Another option is to provide the dismiss option in the flyout, which we
discussed in a separate thread, as Facebook does (see screenshot). This
would enable users to completely remove notification types they don' want,
both onsite and by email.
I propose we discuss this with Vibha during our meeting with her on Monday
and reach a resolution then. If the solution is simple, we can push it in
our next deployment on Thursday.
Until then, please turn off the user preference for this feature if it
really bothers you.
Thanks,
Fabrice
On Jan 10, 2013, at 1:50 PM, Brandon Harris wrote:
On Jan 10, 2013, at 1:46 PM, Matthew Flaschen <mflaschen(a)wikimedia.org>
wrote:
I agree. Not just, "dismiss this one", but "Don't show this type of
notification again" right on the notification itself (not necessarily
those phrasings).
Hover over the notification and there's an "(x)" that appears on the right
side.
Click that and it dismisses the notification but also asks "Do you want
to hide all notifications of this kind?"
[y/n control]
- if "n/cancel", dismiss/hide current element, do nothing else.

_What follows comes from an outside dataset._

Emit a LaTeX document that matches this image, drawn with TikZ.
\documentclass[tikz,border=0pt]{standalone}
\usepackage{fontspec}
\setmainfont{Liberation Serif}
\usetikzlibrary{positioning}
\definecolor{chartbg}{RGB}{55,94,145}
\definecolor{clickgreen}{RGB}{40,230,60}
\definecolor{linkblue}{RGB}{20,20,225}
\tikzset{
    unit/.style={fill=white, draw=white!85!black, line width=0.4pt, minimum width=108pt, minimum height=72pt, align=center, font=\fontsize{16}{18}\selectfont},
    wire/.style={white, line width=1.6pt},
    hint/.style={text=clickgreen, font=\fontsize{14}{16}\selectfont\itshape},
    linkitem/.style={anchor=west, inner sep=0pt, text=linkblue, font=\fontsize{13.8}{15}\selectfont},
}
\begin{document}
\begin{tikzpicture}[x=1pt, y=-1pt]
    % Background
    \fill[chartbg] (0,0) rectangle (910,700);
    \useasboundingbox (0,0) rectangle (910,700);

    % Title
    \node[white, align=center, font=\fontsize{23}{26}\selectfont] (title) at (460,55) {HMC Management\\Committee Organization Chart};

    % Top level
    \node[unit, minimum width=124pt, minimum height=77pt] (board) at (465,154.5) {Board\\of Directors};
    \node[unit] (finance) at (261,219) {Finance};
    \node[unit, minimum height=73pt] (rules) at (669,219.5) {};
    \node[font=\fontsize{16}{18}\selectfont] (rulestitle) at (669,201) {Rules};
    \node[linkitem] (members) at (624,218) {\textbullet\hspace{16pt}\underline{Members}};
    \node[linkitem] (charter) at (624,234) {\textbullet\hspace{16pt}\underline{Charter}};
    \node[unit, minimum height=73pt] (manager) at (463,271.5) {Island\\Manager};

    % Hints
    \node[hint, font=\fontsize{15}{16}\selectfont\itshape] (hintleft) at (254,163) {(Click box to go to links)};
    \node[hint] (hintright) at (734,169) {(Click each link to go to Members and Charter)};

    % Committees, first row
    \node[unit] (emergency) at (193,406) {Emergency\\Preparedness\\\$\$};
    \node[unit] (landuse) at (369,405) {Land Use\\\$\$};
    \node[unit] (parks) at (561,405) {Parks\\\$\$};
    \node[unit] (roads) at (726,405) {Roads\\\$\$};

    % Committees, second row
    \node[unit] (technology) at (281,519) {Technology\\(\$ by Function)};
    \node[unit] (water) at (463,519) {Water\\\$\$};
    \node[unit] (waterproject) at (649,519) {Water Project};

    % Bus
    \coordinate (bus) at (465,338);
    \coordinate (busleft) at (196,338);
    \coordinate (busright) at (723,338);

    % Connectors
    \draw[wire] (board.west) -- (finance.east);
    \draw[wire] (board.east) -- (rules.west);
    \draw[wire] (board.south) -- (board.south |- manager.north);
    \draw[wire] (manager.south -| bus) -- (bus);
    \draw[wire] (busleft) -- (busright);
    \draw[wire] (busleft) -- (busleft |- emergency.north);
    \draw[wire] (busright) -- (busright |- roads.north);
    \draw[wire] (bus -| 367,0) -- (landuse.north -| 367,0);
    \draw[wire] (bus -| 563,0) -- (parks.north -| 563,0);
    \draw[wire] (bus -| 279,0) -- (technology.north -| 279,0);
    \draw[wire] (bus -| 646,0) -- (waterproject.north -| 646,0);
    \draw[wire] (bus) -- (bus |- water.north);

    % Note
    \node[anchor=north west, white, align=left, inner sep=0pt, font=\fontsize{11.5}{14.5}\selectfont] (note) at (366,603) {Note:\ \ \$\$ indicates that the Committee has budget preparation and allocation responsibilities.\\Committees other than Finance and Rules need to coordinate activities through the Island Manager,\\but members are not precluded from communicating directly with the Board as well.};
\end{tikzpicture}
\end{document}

- if "y" set "hide this type" preference for the user. show
message
about "you can set your preferences [[here]]"
---
Brandon Harris, Senior Designer, Wikimedia Foundation
On Thu, Jan 10, 2013 at 1:33 PM, Fabrice Florin <fflorin(a)wikimedia.org
wrote:
I agree with Matt and Oliver as
well.
I don't think we can avoid giving people individual control of which
notifications they receive.
But I definitely think that adding a dismiss option in the flyout is an
effective way to give people that control, so they don't have to go to the
preferences page if they don't want to.
I also think that bundling can help in a number of ways, as outlined in my
feature list below (I am including the entire thread, to make sure nobody
feels left out from that discussion)
I will create a feature requirement stub for both options (and a few more)

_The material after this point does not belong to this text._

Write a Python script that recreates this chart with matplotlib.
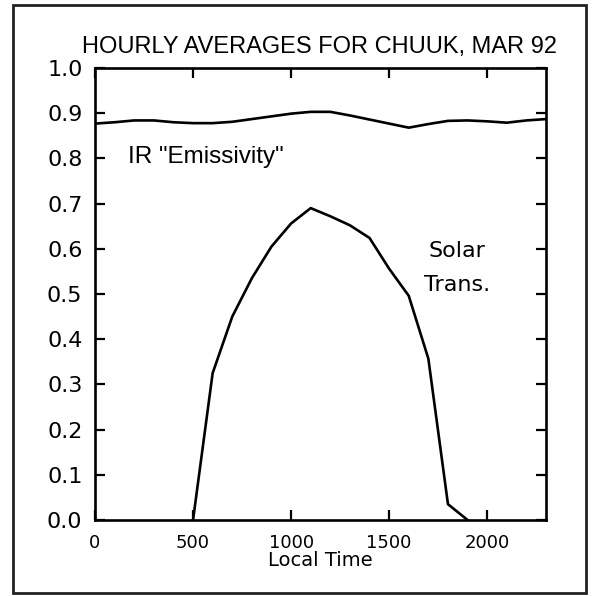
import matplotlib
matplotlib.use("Agg")
import matplotlib.pyplot as plt
from matplotlib.patches import Rectangle

# Hourly local time (hhmm)
hours = [0, 100, 200, 300, 400, 500, 600, 700, 800, 900, 1000, 1100,
         1200, 1300, 1400, 1500, 1600, 1700, 1800, 1900, 2000, 2100, 2200, 2300]

# IR "emissivity" hourly averages
ir_emissivity = [0.877, 0.880, 0.884, 0.884, 0.880, 0.878, 0.878, 0.881,
                 0.887, 0.893, 0.899, 0.903, 0.903, 0.895, 0.886, 0.877,
                 0.868, 0.876, 0.883, 0.884, 0.882, 0.879, 0.884, 0.887]

# Solar transmission hourly averages (daylight hours)
solar_hours = [500, 600, 700, 800, 900, 1000, 1100, 1200, 1300, 1400, 1500, 1600, 1700, 1800, 1900]
solar_trans = [0.0, 0.325, 0.45, 0.535, 0.605, 0.656, 0.690, 0.672, 0.652, 0.624,
               0.556, 0.496, 0.357, 0.035, 0.0]

x_ticks = [0, 500, 1000, 1500, 2000]
y_ticks = [0.0, 0.1, 0.2, 0.3, 0.4, 0.5, 0.6, 0.7, 0.8, 0.9, 1.0]

W, H = 592, 596
fig = plt.figure(figsize=(W / 100, H / 100), dpi=100)
fig.patch.set_facecolor("white")

# Outer frame
fig.add_artist(Rectangle((13 / W, 1 - 593 / H), (586 - 13) / W, (593 - 5) / H,
                         transform=fig.transFigure, fill=False,
                         edgecolor="#222222", linewidth=2.0))

ax = fig.add_axes([95 / W, 1 - 520 / H, 451 / W, 452 / H])
ax.plot(hours, ir_emissivity, color="black", linewidth=1.9, solid_joinstyle="round")
ax.plot(solar_hours, solar_trans, color="black", linewidth=1.9, solid_joinstyle="round")

ax.set_xlim(0, 2300)
ax.set_ylim(0.0, 1.0)
ax.set_xticks(x_ticks)
ax.set_yticks(y_ticks)
ax.set_xticklabels([str(v) for v in x_ticks], fontsize=13, family="DejaVu Sans")
ax.set_yticklabels([f"{v:.1f}" for v in y_ticks], fontsize=16, family="DejaVu Sans")
ax.tick_params(axis="x", direction="in", length=7, width=1.6, top=True, pad=10)
ax.tick_params(axis="y", direction="in", length=7, width=1.6, right=True, pad=9)
for s in ax.spines.values():
    s.set_linewidth(1.9)

ax.set_xlabel("Local Time", fontsize=14, family="DejaVu Sans", labelpad=-1)

ax.text(168, 0.803, 'IR "Emissivity"', fontsize=17.5, family="Liberation Sans",
        ha="left", va="center")
ax.text(1846, 0.595, "Solar", fontsize=16, family="DejaVu Sans", ha="center", va="center")
ax.text(1846, 0.520, "Trans.", fontsize=16, family="DejaVu Sans", ha="center", va="center")

fig.text(320 / W, 1 - 47 / H, "HOURLY AVERAGES FOR CHUUK, MAR 92", fontsize=17,
         family="Liberation Sans", ha="center", va="center")

fig.savefig("out.png", dpi=100, facecolor="white")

in coming days, and we can prioritize them as a team in next week's
planning session.
But this discussion is touching upon the central challenge for this
product: how to make sure that we inform people without spamming them.
It will take us a while to completely solve this challenge, but we should
not ship anything that doesn't have some good solutions to this difficult
problem, IMHO.
Cheers,
Fabrice
On Tue, Jan 8, 2013 at 10:35 PM, Erik Moeller <erik(a)wikimedia.org> wrote:
On the "easy to disable" front, I'm not sure if this is on the roadmap
already, but having an inline way to dismiss notifications of a
certain type would IMO be nice, e.g. a simple "Disable this type of
alert" link within the actual notification itself.
On 9 January 2013 11:35, Oliver Keyes <okeyes(a)wikimedia.org> wrote:
On 9 January 2013 06:47, Steven Walling <swalling(a)wikimedia.org> wrote:
Great idea! Giving people an immediate touch point means they feel like
they have control, like swatting a fly.